Des envies de grandeur
Il est aux avant‐postes pour plusieurs grandes réformes, comme la retraite à 60 ans, la cinquième semaine de congés payés ou encore l’abolition de la peine de mort. Mais sa popularité faiblit lorsqu’il soutient le projet de réforme de l’enseignement privé. « Les premières manifestations pour la défense de l’école privée ont lieu, il rencontre même le pape Jean‐Paul II pour défendre en vain son projet », raconte Martin Pinguet. Le projet de loi est retiré et Pierre Mauroy démissionne de son poste de Premier ministre.
Le voilà de retour à 100 % au Beffroi. De ce passage par Matignon, Pierre Mauroy a gardé des envies de grandeur. C’est après cette expérience qu’il va, par exemple, défendre bec et ongles le projet d’une ligne à grande vitesse reliant Lille à Paris. Cette dernière sera inaugurée en 1993.
Le stratège politique
Pour arriver à ses fins, Pierre Mauroy maîtrise l’art de la politique. Il réussit à mettre autour de la table des politiques de tous bords. Se réunissent alors les socialistes, communistes et chrétiens démocrates. « La campagne [municipale] de 1983 était extrêmement difficile, se souvient Bernard Roman. Il fallait convaincre les communistes d’intégrer une liste qui n’était pas de gauche. » Un pari réussi pour celui que le politologue Rémi Lefèbvre décrit comme « un homme de consensus ».

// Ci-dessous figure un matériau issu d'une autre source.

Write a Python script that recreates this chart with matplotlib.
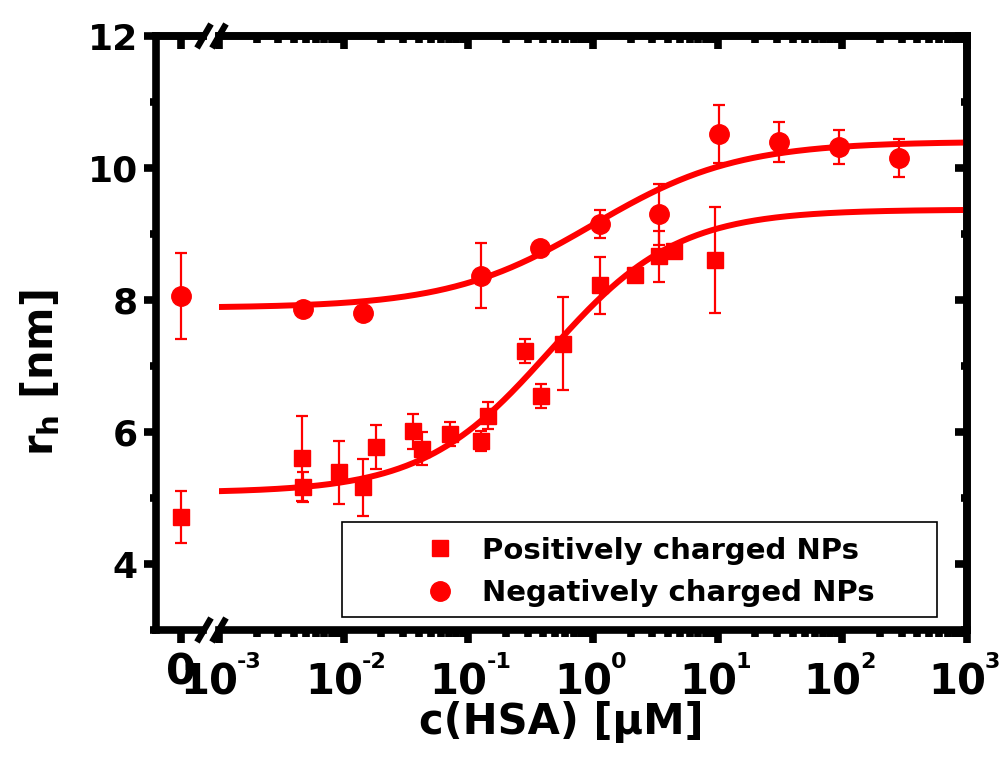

« Une fois les chrétiens démocrates dans sa poche, Pierre Mauroy va être intronisé dans une myriade de mouvements d’Eglise », retrace le journaliste. Le voilà qui s’attaque à la finition de la façade de la Cathédrale de la Treille. Pour Martin Pinguet, ce chantier représente pleinement les « différents aspects de sa personnalité ». « Il veut donner une bonne image de la ville de Lille, il y a aussi un peu de clientélisme et, en même temps, ça a du sens vis‐à‐vis de son rapport à la religion », analyse le journaliste auprès de Mediacités.
Un rapport ambigu avec la religion
Pierre Mauroy est décrit comme croyant mais « pas du tout pratiquant », selon l’ancien évêque auxiliaire de Lille Mgr Gérard Coliche, interrogé dans le podcast. Son enfance, il la passe avec une mère très catholique mais aussi avec un père « plutôt laïc ».
Adolescent, le voilà qui se rend à Lourdes en pèlerinage. Loin de renforcer sa foi, ce voyage change sa vision de la religion. « Ce qui l’a dégoûté, c’est la bigoterie d’une partie du clergé et des chrétiens, note Martin Pinguet. Son rapport à la religion est assez distancié. Mais il en garde des marqueurs, comme le signe de croix. C’est un peu comme une tradition. Pierre Mauroy aime beaucoup les traditions. »
Trois hommages
Atteint d’un cancer des poumons, Pierre Mauroy décède le 7 juin 2013. Pour lui dire au revoir, un hommage national est célébré aux Invalides. La mairie de Lille expose son cercueil dans le « Grand carré » de l’Hôtel de ville – là où se déroulent les conseils municipaux – pendant 48 heures. Une cérémonie religieuse est organisée dans la cathédrale Notre‐Dame de la Treille.
« L’hommage aux Invalides, il aurait été un peu étrange – voire incompréhensible – de ne pas le faire, commente Martin Pinguet. La cérémonie à la mairie, c’est parce qu’il a été maire de Lille pendant près de trente ans. Et celle à la Treille était plus personnelle. C’est lui qui l’a voulue celle‐là. » Trois cérémonies pour représenter trois facettes de l’homme politique. « Je pense que, pour lui, c’était un tout », commente Martine Aubry dans le podcast.